Speeches & Testimony
Statement by FDIC Chairman Jelena McWilliams on the Notice of Proposed Rulemaking: Margin and Capital Requirements for Covered Swap Entities
September 17, 2019
In the aftermath of the financial crisis of 2008, Congress mandated that regulators establish capital and margin requirements for non-cleared swaps. In 2015, the banking agencies adopted regulations implementing these requirements. The agencies' swap margin rule generally requires banks that are covered swap entities to exchange margin with counterparties for non-cleared swaps.
In addition to requiring the exchange of initial and variation margin with unaffiliated counterparties, the banking agencies' swap margin rule also requires that insured depository institutions (IDIs) collect initial and variation margin from affiliates. The international framework agreed to in Basel in 2013 deferred on this issue to individual jurisdictions,1 but foreign jurisdictions generally do not require initial margin for transactions with affiliates.
After careful review, the agencies have put together a proposal to repeal the requirement that IDIs collect initial margin from affiliates while retaining the requirement that IDIs exchange variation margin with affiliates. The proposal does not change the margin requirements for transactions with unaffiliated counterparties. In other words, the proposal covers only transactions between an IDI and its affiliates.
Exchanging initial margin with unaffiliated counterparties is an important protection for IDIs against the risk of counterparty default. However, inter-affiliate transactions, conducted among entities that are part of the same banking organization, are often used by banks for internal risk management purposes. When an IDI collects initial margin, the financial collateral is locked up, frozen, and available only in the event that the affiliate fails – a scenario that has become much less likely as a result of the issuance of total loss-absorbing capacity (TLAC) and the implementation of the single point of entry resolution strategy, along with other structural reforms. At the same time, the collateral is not available as liquidity to meet outflows at affiliates, undercutting the affiliates' resilience. Additionally, as the amount of inter-affiliate initial margin has increased as more covered swap entities have come into scope, the banking agencies have observed banking organizations borrowing increasing amounts of cash to fund eligible collateral to post as margin.
It is important to note that removing the initial margin requirement for inter-affiliate transactions does not mean that there are no longer any rules or limitation for those transactions. As mentioned, the rules would still require the exchange of variation margin, and the requirements of sections 23A and 23B of the Federal Reserve Act will continue to apply to affiliate transactions, including derivatives positions.
The largest banking organizations remain subject to many layers of oversight, including year-round on-site examination from multiple regulators, standardized and advanced risk-based capital standards, market-risk capital standards, global systemically important bank (G-SIB) capital surcharges, leverage ratios, supplementary leverage ratios, enhanced supplementary leverage ratios, liquidity coverage ratios, long-term debt requirements, stress testing, mandatory clearing requirements, and restrictions on proprietary trading, among other regulations and mandates.
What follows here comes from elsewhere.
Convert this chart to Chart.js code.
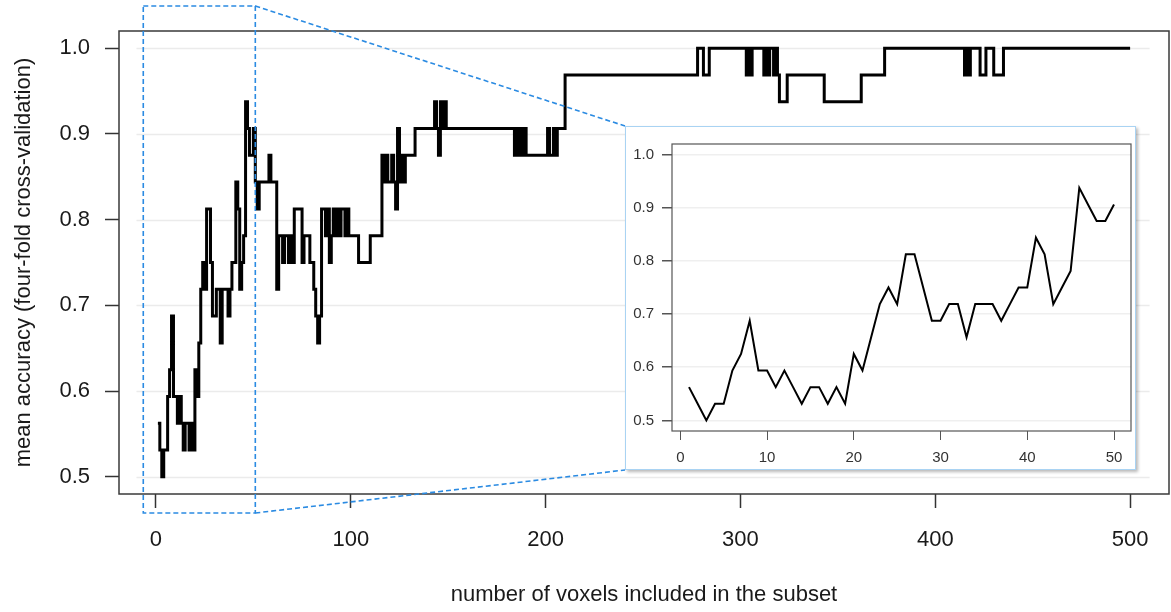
<!DOCTYPE html>
<html>
<head>
<meta charset="utf-8">
<script src="https://cdn.jsdelivr.net/npm/chart.js@4"></script>
<style>
  html, body { margin: 0; padding: 0; background: #fff; }
  #wrap { position: relative; width: 1171px; height: 612px; overflow: hidden; }
  #mainCanvas { position: absolute; left: 0; top: 0; }
  #inset {
    position: absolute; left: 625px; top: 126px; width: 509px; height: 342px;
    border: 1px solid #a9d3f3; background: #fff;
    box-shadow: 2px 2px 3px rgba(0, 0, 0, 0.28);
  }
</style>
</head>
<body>
<div id="wrap">
  <canvas id="mainCanvas" width="1171" height="612"></canvas>
  <div id="inset"><canvas id="insetCanvas" width="509" height="342"></canvas></div>
</div>
<script>
// accuracy for the first 50 voxels (shown in the inset and at the start of the main plot)
const insetAcc = [
  0.5625, 0.53125, 0.5, 0.53125, 0.53125, 0.59375, 0.625, 0.6875, 0.59375, 0.59375,
  0.5625, 0.59375, 0.5625, 0.53125, 0.5625, 0.5625, 0.53125, 0.5625, 0.53125, 0.625,
  0.59375, 0.65625, 0.71875, 0.75, 0.71875, 0.8125, 0.8125, 0.75, 0.6875, 0.6875,
  0.71875, 0.71875, 0.65625, 0.71875, 0.71875, 0.71875, 0.6875, 0.71875, 0.75, 0.75,
  0.84375, 0.8125, 0.71875, 0.75, 0.78125, 0.9375, 0.90625, 0.875, 0.875, 0.90625
];

// from voxel 51 on: subset size where the accuracy changes, and the new accuracy
const stepX = [
  51, 52, 53, 58, 59, 62, 63, 65, 66, 68, 69, 70, 71, 75, 76, 79, 81, 82, 83, 84,
  85, 87, 88, 89, 90, 91, 92, 93, 94, 95, 97, 98, 99, 104, 110, 116, 117, 118, 119, 121,
  122, 123, 124, 125, 126, 127, 128, 133, 143, 144, 145, 146, 147, 148, 149, 184, 185, 186, 187, 188,
  189, 190, 201, 202, 204, 205, 206, 210, 278, 281, 284, 303, 304, 305, 306, 312, 313, 314, 315, 317,
  318, 319, 320, 324, 343, 362, 374, 415, 416, 417, 418, 423, 426, 430, 435, 500
];
const stepAcc = [
  0.84375, 0.8125, 0.84375, 0.875, 0.84375, 0.71875, 0.78125, 0.75, 0.78125, 0.75, 0.78125, 0.75, 0.8125, 0.75, 0.78125, 0.75, 0.71875, 0.6875, 0.65625, 0.6875,
  0.8125, 0.78125, 0.8125, 0.75, 0.78125, 0.8125, 0.78125, 0.8125, 0.78125, 0.8125, 0.78125, 0.8125, 0.78125, 0.75, 0.78125, 0.875, 0.84375, 0.875, 0.84375, 0.875,
  0.84375, 0.8125, 0.90625, 0.84375, 0.875, 0.84375, 0.875, 0.90625, 0.9375, 0.90625, 0.875, 0.9375, 0.90625, 0.9375, 0.90625, 0.875, 0.90625, 0.875, 0.90625, 0.875,
  0.90625, 0.875, 0.90625, 0.875, 0.90625, 0.875, 0.90625, 0.96875, 1.0, 0.96875, 1.0, 0.96875, 1.0, 0.96875, 1.0, 0.96875, 1.0, 0.96875, 1.0, 0.96875,
  1.0, 0.96875, 0.9375, 0.96875, 0.9375, 0.96875, 1.0, 0.96875, 1.0, 0.96875, 1.0, 0.96875, 1.0, 0.96875, 1.0, 1.0
];

const mainXTicks = [0, 100, 200, 300, 400, 500];
const insetXTicks = [0, 10, 20, 30, 40, 50];
const yTicks = [0.5, 0.6, 0.7, 0.8, 0.9, 1.0];

const xTitle = 'number of voxels included in the subset';
const yTitle = 'mean accuracy (four-fold cross-validation)';

const FONT = "'Liberation Sans', Arial, sans-serif";

const insetPoints = insetAcc.map((v, i) => ({ x: i + 1, y: v }));
const mainPoints = insetPoints.concat(stepX.map((x, i) => ({ x: x, y: stepAcc[i] })));

const setTicks = list => scale => { scale.ticks = list.map(v => ({ value: v })); };

// box around the plot region
const frame = (color, width) => ({
  id: 'frame',
  afterDraw(chart) {
    const { ctx, chartArea: a } = chart;
    ctx.save();
    ctx.strokeStyle = color;
    ctx.lineWidth = width;
    ctx.strokeRect(a.left, a.top, a.right - a.left, a.bottom - a.top);
    ctx.restore();
  }
});

// light horizontal guide lines in the main plot (a bit shorter than the frame)
const mainGrid = {
  id: 'mainGrid',
  beforeDatasetsDraw(chart) {
    const { ctx, scales: { x, y } } = chart;
    ctx.save();
    ctx.strokeStyle = '#ebebeb';
    ctx.lineWidth = 1.5;
    yTicks.forEach(v => {
      const py = Math.round(y.getPixelForValue(v)) + 0.5;
      ctx.beginPath();
      ctx.moveTo(x.getPixelForValue(-10), py);
      ctx.lineTo(x.getPixelForValue(510), py);
      ctx.stroke();
    });
    ctx.restore();
  }
};

// dashed zoom marker over the first 50 voxels, joined to the inset
const zoomMark = {
  id: 'zoomMark',
  afterDraw(chart) {
    const { ctx, chartArea: a, scales: { x } } = chart;
    const box = document.getElementById('inset');
    const l = x.getPixelForValue(-6.5), r = x.getPixelForValue(51);
    const t = a.top - 25, b = a.bottom + 19;
    const bx = box.offsetLeft, by1 = box.offsetTop, by2 = box.offsetTop + box.offsetHeight;
    ctx.save();
    ctx.strokeStyle = '#2b8be2';
    ctx.lineWidth = 1.6;
    ctx.setLineDash([5, 3]);
    ctx.strokeRect(l, t, r - l, b - t);
    ctx.beginPath();
    ctx.moveTo(r, t); ctx.lineTo(bx, by1);
    ctx.moveTo(r, b); ctx.lineTo(bx, by2);
    ctx.stroke();
    ctx.restore();
  }
};

const mainFont = { family: FONT, size: 22 };

new Chart(document.getElementById('mainCanvas'), {
  type: 'line',
  data: {
    datasets: [{
      data: mainPoints,
      stepped: 'before',
      borderColor: '#000',
      borderWidth: 3,
      pointRadius: 0,
      fill: false
    }]
  },
  options: {
    responsive: false,
    animation: false,
    layout: { padding: { top: 31, right: 2, left: 0, bottom: 0 } },
    plugins: { legend: { display: false }, tooltip: { enabled: false } },
    scales: {
      x: {
        type: 'linear',
        min: -18.96,
        max: 519.96,
        afterBuildTicks: setTicks(mainXTicks),
        afterFit: s => { s.height = 118; },
        border: { display: false },
        grid: { drawOnChartArea: false, tickLength: 14, tickColor: '#333', tickWidth: 1.5 },
        ticks: { font: mainFont, color: '#1a1a1a', padding: 19, maxRotation: 0, autoSkip: false },
        title: { display: true, text: xTitle, font: mainFont, color: '#1a1a1a', padding: { top: 0, bottom: 4 } }
      },
      y: {
        min: 0.48,
        max: 1.02,
        afterBuildTicks: setTicks(yTicks),
        afterFit: s => { s.width = 119; },
        border: { display: false },
        grid: { drawOnChartArea: false, tickLength: 14, tickColor: '#333', tickWidth: 1.5 },
        ticks: { font: mainFont, color: '#1a1a1a', padding: 15, callback: v => v.toFixed(1) },
        title: { display: true, text: yTitle, font: mainFont, color: '#1a1a1a', padding: { top: 11, bottom: 0 } }
      }
    }
  },
  plugins: [mainGrid, frame('#3a3a3a', 1.5), zoomMark]
});

const insetFont = { family: FONT, size: 15 };

new Chart(document.getElementById('insetCanvas'), {
  type: 'line',
  data: {
    datasets: [{
      data: insetPoints,
      borderColor: '#000',
      borderWidth: 2,
      pointRadius: 0,
      tension: 0,
      fill: false
    }]
  },
  options: {
    responsive: false,
    animation: false,
    layout: { padding: { top: 7, right: 4, left: 0, bottom: 0 } },
    plugins: { legend: { display: false }, tooltip: { enabled: false } },
    scales: {
      x: {
        type: 'linear',
        min: -0.96,
        max: 51.96,
        afterBuildTicks: setTicks(insetXTicks),
        afterFit: s => { s.height = 38; },
        border: { display: false },
        grid: { drawOnChartArea: false, tickLength: 9, tickColor: '#555' },
        ticks: { font: insetFont, color: '#333', padding: 9, maxRotation: 0, autoSkip: false }
      },
      y: {
        min: 0.48,
        max: 1.02,
        afterBuildTicks: setTicks(yTicks),
        afterFit: s => { s.width = 46; },
        border: { display: false },
        grid: { color: '#efefef', lineWidth: 1.5, tickLength: 10, tickColor: '#555' },
        ticks: { font: insetFont, color: '#333', padding: 8, callback: v => v.toFixed(1) }
      }
    }
  },
  plugins: [frame('#555', 1.2)]
});
</script>
</body>
</html>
The proposal also makes several other important changes. The proposed rule addresses the Libor (London Interbank Offered Rate) transition as it relates to derivative contracts by ensuring that legacy derivatives will maintain their legacy status under the swap margin rule if amendments are made to contracts in the context of the Libor transition.
The proposal would also provide significant burden relief to counterparties with small derivatives portfolios. The amount of compliance infrastructure that small counterparties need to complete to be ready for the margin regime is substantial. In order to provide them more time to undertake the necessary steps to comply with the margin requirements, the proposal would delay mandatory compliance for counterparties with small derivative portfolios until September 2021.
I support this proposal. It is our responsibility to look for ways to improve our regulatory framework where possible while maintaining robust standards that help support the safe and sound functioning of the over-the-counter derivatives market. I would like to thank the staffs at the five agencies who worked on this proposed rulemaking, and in particular I would like to thank the staff of the FDIC for all of their hard work.
1 Basel Committee on Banking Supervision and Board of the International Organization of Securities Commissions (September 2013), "Margin requirements for non-centrally cleared derivatives," at p. 21. Available at https://www.bis.org/publ/bcbs261.pdf. The report noted, "extending the initial margin requirements to [inter-affiliate] transactions would likely create additional liquidity demands for firms engaging in such transactions."